門樓之外,一艘三桅大帆船孤零零,被藍色燈光點綴出輪廓。按理說船的宿命應該是劈波斬浪,而此際它靜靜泊在暗夜裡,是倦了風浪,歸港尋求心靈撫慰;還是滿懷憧憬,整裝即將楊帆遠航。吾以為藍色的海疆,藍色的海輪,承載著藍色的夢想,港灣充其量只能算是航船臨時的歇息,豈可能因耽擱安逸,而忘卻凌波破浪的壯闊。然對於風浪而言,船的經歷太多太過豐富,還輪不到吾來妄言評議。

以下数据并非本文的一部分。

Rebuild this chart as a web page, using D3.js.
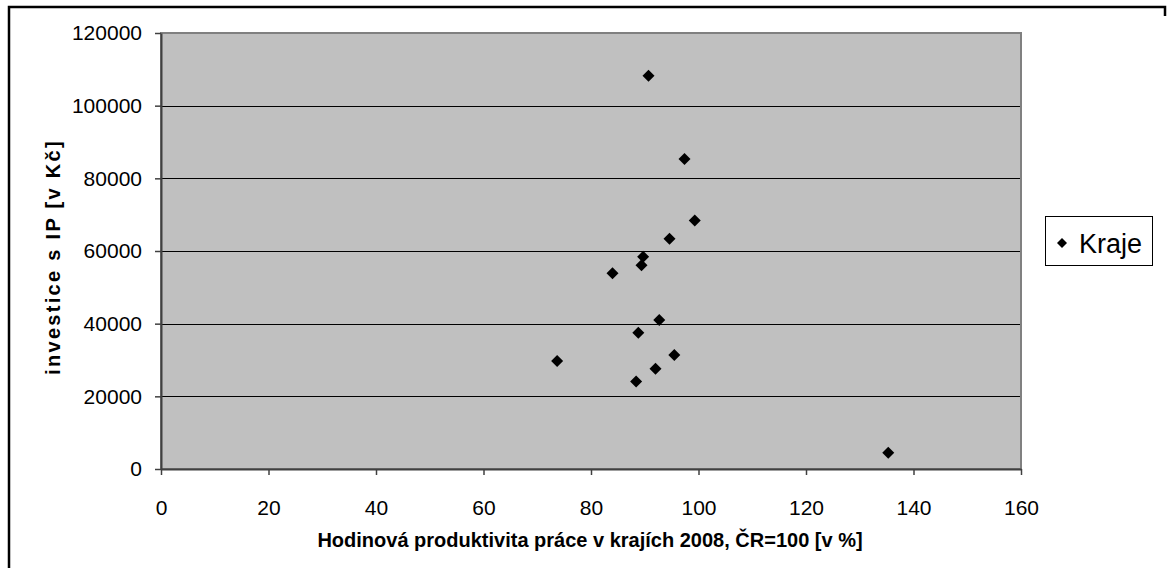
<!DOCTYPE html>
<html>
<head>
<meta charset="utf-8">
<script src="https://cdn.jsdelivr.net/npm/d3@7"></script>
<style>
  html, body { margin: 0; padding: 0; background: #fff; }
  svg { display: block; font-family: "Liberation Sans", Arial, sans-serif; }
</style>
</head>
<body>
<svg id="chart" width="1173" height="568"></svg>
<script>
// Hourly labour productivity by region (CZ = 100) vs. investment per capita
const productivity = [90.7, 97.4, 99.3, 94.6, 89.7, 89.4, 84.0, 92.7, 88.8, 73.7, 95.5, 92.0, 88.4, 135.3];
const investment   = [108200, 85300, 68400, 63400, 58400, 56100, 53900, 41000, 37500, 29700, 31400, 27600, 24100, 4500];
const xTicks = [0, 20, 40, 60, 80, 100, 120, 140, 160];
const yTicks = [0, 20000, 40000, 60000, 80000, 100000, 120000];
const seriesName = "Kraje";
const xTitle = "Hodinová produktivita práce v krajích 2008, ČR=100 [v %]";
const yTitle = "investice s IP [v Kč]";

const svg = d3.select("#chart");
const plot = { left: 161, top: 33, right: 1021, bottom: 469 };

const x = d3.scaleLinear().domain([0, 160]).range([plot.left, plot.right]);
const y = d3.scaleLinear().domain([0, 120000]).range([plot.bottom, plot.top]);

// outer chart frame (only partly inside the canvas)
svg.append("path")
  .attr("d", "M9,568 V7 H1165 V16")
  .attr("fill", "none").attr("stroke", "#000").attr("stroke-width", 2.5);

// plot background
svg.append("rect")
  .attr("x", plot.left).attr("y", plot.top)
  .attr("width", plot.right - plot.left).attr("height", plot.bottom - plot.top)
  .attr("fill", "#c0c0c0");

// horizontal gridlines
svg.append("g").selectAll("line")
  .data(yTicks.filter(d => d > 0 && d < 120000))
  .join("line")
  .attr("x1", plot.left).attr("x2", plot.right)
  .attr("y1", d => Math.round(y(d)) + 0.5).attr("y2", d => Math.round(y(d)) + 0.5)
  .attr("stroke", "#000").attr("stroke-width", 1);

// plot border
svg.append("rect")
  .attr("x", plot.left).attr("y", plot.top)
  .attr("width", plot.right - plot.left).attr("height", plot.bottom - plot.top)
  .attr("fill", "none").attr("stroke", "#808080").attr("stroke-width", 2);

// axes
const xAxis = d3.axisBottom(x).tickValues(xTicks).tickFormat(d3.format("d"))
  .tickSizeInner(6).tickSizeOuter(0).tickPadding(25);
const yAxis = d3.axisLeft(y).tickValues(yTicks).tickFormat(d3.format("d"))
  .tickSizeInner(6).tickSizeOuter(0).tickPadding(13);

const gx = svg.append("g").attr("transform", `translate(0,${plot.bottom})`).call(xAxis);
const gy = svg.append("g").attr("transform", `translate(${plot.left},0)`).call(yAxis);

[gx, gy].forEach(g => {
  g.select(".domain").attr("stroke", "#404040").attr("stroke-width", 2);
  g.selectAll(".tick line").attr("stroke", "#404040").attr("stroke-width", 1.5);
  g.selectAll(".tick text")
    .attr("fill", "#000")
    .style("font-family", "'Liberation Sans', Arial, sans-serif")
    .style("font-size", "21px");
});

// data markers: rotated squares (diamonds)
const diamond = d3.symbol().type(d3.symbolSquare).size(72);
svg.append("g").selectAll("path")
  .data(productivity.map((p, i) => [p, investment[i]]))
  .join("path")
  .attr("d", diamond)
  .attr("transform", d => `translate(${x(d[0])},${y(d[1])}) rotate(45)`)
  .attr("fill", "#000");

// axis titles
svg.append("text")
  .attr("x", 590).attr("y", 547)
  .attr("text-anchor", "middle")
  .style("font-weight", "bold").style("font-size", "20px")
  .text(xTitle);

svg.append("text")
  .attr("transform", "translate(60,257) rotate(-90)")
  .attr("text-anchor", "middle")
  .style("font-weight", "bold").style("font-size", "20px")
  .style("letter-spacing", "2.3px")
  .text(yTitle);

// legend
const lg = svg.append("g");
lg.append("rect")
  .attr("x", 1045.5).attr("y", 216.5).attr("width", 107).attr("height", 49)
  .attr("fill", "#fff").attr("stroke", "#000").attr("stroke-width", 1);
lg.append("path")
  .attr("d", d3.symbol().type(d3.symbolSquare).size(50))
  .attr("transform", "translate(1062,243) rotate(45)")
  .attr("fill", "#000");
lg.append("text")
  .attr("x", 1079).attr("y", 253)
  .style("font-size", "27px")
  .text(seriesName);
</script>
</body>
</html>
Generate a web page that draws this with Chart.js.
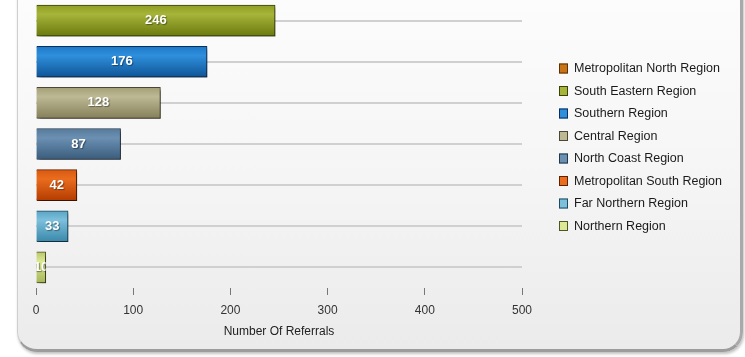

也許英雄亦有遲暮時,情非得已本已夠傷懷的,旁人卻只看到光鮮和亮麗,催促著再度啟航,又有誰聽到清人納蘭性德暗地裡嘆息「誰復留君住,嘆人生幾番離合,便成遲暮」。無論吾今如何思慮,嘆息與否,古城都不是宿處。道別南行,今晚吾將枕夢聽濤壇南灣。
夜入壇南,海灣烏漆麻黑。灘頭幾盞大燈照亮跟前一片灘地。更多的灘,以及灘以外的遠方皆墨不能辨。營地在燈影里,借著燈輝安營紮寨。俟安置妥當了,天時已然不早。鬧騰一天,都有些疲乏,本應趕緊漱洗安歇,聽著耳畔嘩嘩不歇的浪濤歡唱,眾人毫無睡意,紛奔去潮湧沙灘,就像孩童似地興奮地追逐海浪進退。玩嗨了,乾脆踏足進了海浪,歡快地蹦著跳著。
沙灘中有幾塊礁石裸露凸起,被岸上燈光照映。礁石的影子深深淺淺,把沙灘印出些明暗不同區域。浪濤湧來,舒掩緩褪,光影柔漫,在長曝鏡頭裡就如氤氳開來的素白薄霧。這樣的夜晚若有星輝在天,必然是妙不可言的,更別說銀河橫空了。老實說,吾來之前查過月相,很慶幸正逢月偃,應逢星明,於是滿懷了仰望星空夢想。不過夢想可以很美麗,卻不能太當真。當夢想遭遇現實,未必盡能如願。若然執拗於最初的期待,怨天尤人徒添心中怨懟,於人於己都無甚裨益。不妨就換種心態,試著坐下來,聽海浪唱歌的聲音,聽風輕掠的呼吸,心境重回寧靜安然,或者突然就想通了某些人生哲理。
夜太黑,緩步歸眠,期待明晨會有紅霞飛。夢未必會實現,但人生又怎麼可以無夢?吾困欲夢卿且去,明朝有意伴霞來,今夜安好。